Analysis and Conclusions
[27] The defendant was clearly entitled to rely on the presumption of innocence, and it was the Crown that had the burden of proving each offence beyond a reasonable doubt. In my view, however, the only reasonable inference available from the unchallenged evidence, taken as a whole, was that the defendant committed the three offences with which he is charged.
[28] The evidence called at trial compelled, in my view, findings that the following events occurred:
(i) the defendant arrived home from school with his backpack at about three o'clock;
(ii) the defendant went out again later, lying to his mother about where he was going;
(iii) when the defendant left his house, he took the key to his mother's car and his backpack, both of which were later found by the police in the car where the shotgun was located;
(iv) shortly before six o'clock, the defendant drove the car from where his mother had parked it the day before to a parking spot in a different parking lot by W[…];
(v) shortly afterwards, the defendant entered the apartment building and went upstairs;
(vi) a little after 7:00 p.m., the defendant left the building in the company of J.A., one of the occupants of the car two hours later when it attracted the attention of the uniformed officers;
(vii) shortly before 9:00 p.m., the defendant left the building at W[…] again, this time in the company of all three people who ended up as occupants of the car when the firearm had evidently already been placed inside, partly concealed by the defendant's backpack;
(viii) a few minutes later, E.D. approached the passenger side of the vehicle, looked inside (in the direction of where the shotgun was eventually seen by the police officers), and, after another couple of minutes, returned to the car and got into the driver's seat;
(ix) in order for E.D. to have entered the driver's door, the defendant either had to have given E.D. the car key or left the driver's door unlocked and the key available to start the car;
(x) two other people with whom the defendant had just been associating, J.A. and A.T., got into the back seat of the car;
(xi) E.D. reversed the car out of the parking spot to the location in the driveway of W[…] where the defendant approached the driver's side of the car;
(xii) the defendant remained standing in the driveway as E.D. and the two back seat passengers then drove off to go north;
(xiii) the defendant was still standing in the driveway when the car suddenly returned seconds later;
(xiv) the defendant jumped into the driver's seat, which was only possible because E.D. moved over to the front passenger seat;
(xv) the defendant then parked the car, evidently taking the key out of the ignition and leaving it under the driver's seat;
(xvi) the defendant got out of the car, as did the other occupants, and walked away, as the police cruiser arrived;
(xvii) a couple of minutes later, the defendant, who had walked off on his own, returned to W[…], where he met up with E.D. and went upstairs;
(xviii) after a few minutes had elapsed, the defendant left the apartment building with E.D. and A.T.;
(xix) the defendant did not go home that night and had no contact with his mother for several days, until after he had been arrested (in unknown circumstances).
[29] There certainly were significant gaps in the evidence, since the video clips showed only some of the defendant's movements during the late afternoon and evening of September 23, and his mother's car was not under continuous surveillance by security cameras during the entire period.
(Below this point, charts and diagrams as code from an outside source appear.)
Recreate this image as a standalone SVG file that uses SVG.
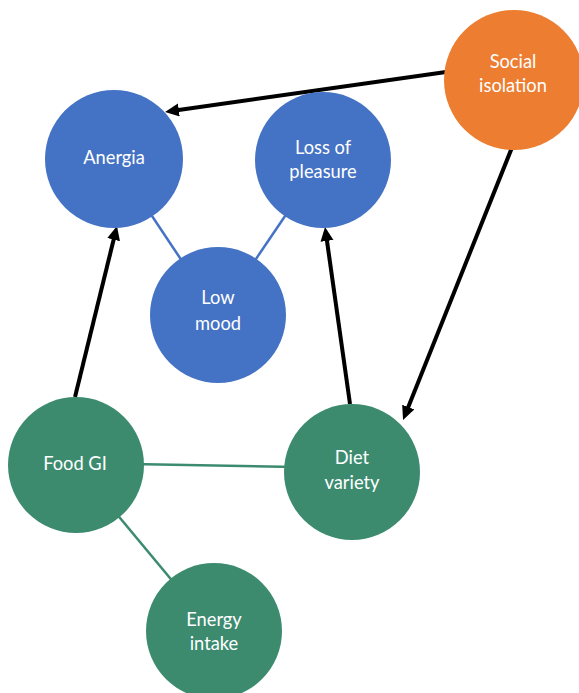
<svg xmlns="http://www.w3.org/2000/svg" width="579" height="693" viewBox="0 0 579 693">
<defs>
<marker id="ah" markerUnits="userSpaceOnUse" markerWidth="16" markerHeight="14" refX="2" refY="6.5" orient="auto">
<path d="M0,0 L14,6.5 L0,13 z" fill="#000"/>
</marker>
</defs>
<style>
.blue{fill:#4472C4}
.orange{fill:#ED7D31}
.green{fill:#3C8B6F}
.lb{font-family:Lato,"Open Sans","Liberation Sans",sans-serif;font-size:18.3px;fill:#fff;text-anchor:middle}
.arrow{stroke:#000;stroke-width:4;fill:none;marker-end:url(#ah)}
.eb{stroke:#4472C4;stroke-width:2.5}
.eg{stroke:#3C8B6F;stroke-width:2.5}
</style>
<rect width="579" height="693" fill="#fff"/>
<g id="connectors">
<line class="eb" x1="114" y1="159" x2="218" y2="315"/>
<line class="eb" x1="323" y1="160" x2="218" y2="315"/>
<line class="eg" x1="76" y1="463" x2="352" y2="468"/>
<line class="eg" x1="76" y1="465" x2="214" y2="631"/>
<line class="arrow" x1="446" y1="72" x2="176.9" y2="110.3"/>
<line class="arrow" x1="515" y1="140" x2="407.5" y2="408.9"/>
<line class="arrow" x1="75" y1="397" x2="114.1" y2="237.7"/>
<line class="arrow" x1="350" y1="404" x2="326.7" y2="238.9"/>
</g>
<g id="social-isolation"><circle class="orange" cx="514" cy="80" r="70"/><text class="lb" x="513" y="68">Social</text><text class="lb" x="513" y="92">isolation</text></g>
<g id="anergia"><circle class="blue" cx="114" cy="159" r="69"/><text class="lb" x="114" y="164">Anergia</text></g>
<g id="loss-of-pleasure"><circle class="blue" cx="323" cy="160" r="68"/><text class="lb" x="323" y="154">Loss of</text><text class="lb" x="323" y="178">pleasure</text></g>
<g id="low-mood"><circle class="blue" cx="218" cy="315" r="68"/><text class="lb" x="218" y="304">Low</text><text class="lb" x="218" y="330">mood</text></g>
<g id="food-gi"><circle class="green" cx="76" cy="465" r="68"/><text class="lb" x="75" y="470">Food GI</text></g>
<g id="diet-variety"><circle class="green" cx="352" cy="472" r="68"/><text class="lb" x="352" y="464">Diet</text><text class="lb" x="352" y="489">variety</text></g>
<g id="energy-intake"><circle class="green" cx="214" cy="631" r="68"/><text class="lb" x="214" y="626">Energy</text><text class="lb" x="214" y="650">intake</text></g>
</svg>
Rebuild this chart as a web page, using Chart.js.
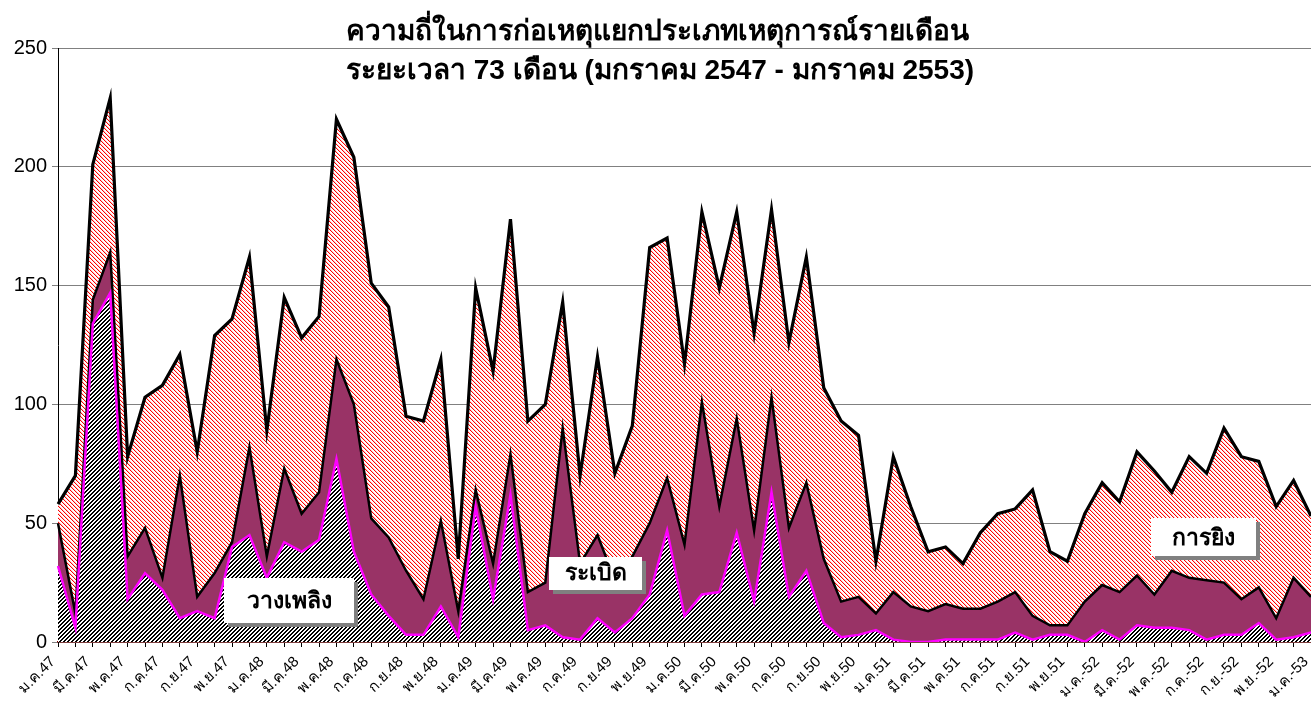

Exactly when, where and by whom the sawed-off shotgun was placed inside the car was not captured by the video evidence. One could safely conclude, however, that it must have been before about 5:52 p.m., when Clips 1 and 2 showed the defendant driving the car to the parking spot where it remained until shortly before 9:00 p.m., at which time E.D. and his two passengers got into it. Since the shotgun was eventually found by the police partly concealed by the defendant's backpack, it clearly must have been placed there between the time the defendant left his house with his backpack in the late afternoon and his reparking the car shortly before six o'clock. I can think of no other reason for E.D. looking inside the passenger door window, taking an interest in what was inside, and then getting into the driver's seat, except that he must have been informed that the firearm was there. Who else might have placed it there, in addition to the defendant himself, was simply not revealed by any of the evidence called at this trial by either party.
[30] In my view, the video clips did, however, provide direct evidence of the defendant's control of the car. He was the only person who could have taken the car key and had control over who had access to it and the uses that could be made of it. He himself in fact drove the car shortly before 6:00 p.m., when the gun must have already been inside it, within easy reach of the driver, only partly concealed by his own backpack. Only the defendant could have provided the key to E.D., allowing him to drive it. Moreover, the defendant jumped into the driver's seat to repark the car following the aborted, unexplained armed outing by E.D., J.A. and A.T., further demonstrating the defendant's continuing control over the car and its contents.
[31] As previously stated, the defendant's knowledge that the gun was there at the relevant time remained the crucial issue. The question was whether the circumstantial evidence required the finding that his knowledge, or its legal equivalent, wilful blindness, was the only reasonable inference that could be drawn, or whether there was an alternative reasonable inference available that arose from the evidence or the absence of evidence.
[32] While many questions remained unanswered, I was satisfied that the defendant's requisite knowledge was established beyond a reasonable doubt. No finding could be made, obviously, concerning the nature of the defendant's association and interaction with the three other occupants of the car both before and after the unanticipated intervention by P.C. Bahula and P.C. Gandhi. Neither could one say, without engaging in pure speculation, what the purpose of possessing the loaded shotgun was or what the plan for its use might have been on the night in question. In my view, however, no findings need to be made in relation to those questions, since the evidence compelled only one reasonable conclusion with respect to the essential issue in the case.
[33] Mr. Willschick submitted that the defendant's conduct after the alleged offences were committed did not add anything of an inculpatory nature to the case for the Crown. Specifically, he argued that his client's "flight" from the parking lot when the police arrived, his departure on his own before meeting up again with E.D. and the others a short time later, and his failing to go home that night or for days afterward, could all be explained simply by his fear of the consequences of having taken the car key without consent and his having driven the car with only a G1 licence, when he could only legally drive with a fully-licensed driver present. I did not accept this submission. Not only was there no evidence to support such an alternative speculative inference as to what motivated the defendant at the time, but his flight and disappearance seemed entirely disproportionate to whatever the disciplinary consequences for such comparatively minor transgressions might have been. I was satisfied that the only reasonable explanation to account for the defendant's post-offence conduct was that he was aware that the loaded shotgun was underneath his backpack, next to the driver's seat he occupied, and he sought to distance himself and avoid apprehension in order to avoid the consequences of having committed the firearm offences. No other conclusion, in my view, accorded with logic, human experience and common sense.
[34] Since the Crown proved all three charges beyond a reasonable doubt, findings of guilt were required. A pre-sentence report was ordered pursuant to s. 40 of the Youth Criminal Justice Act.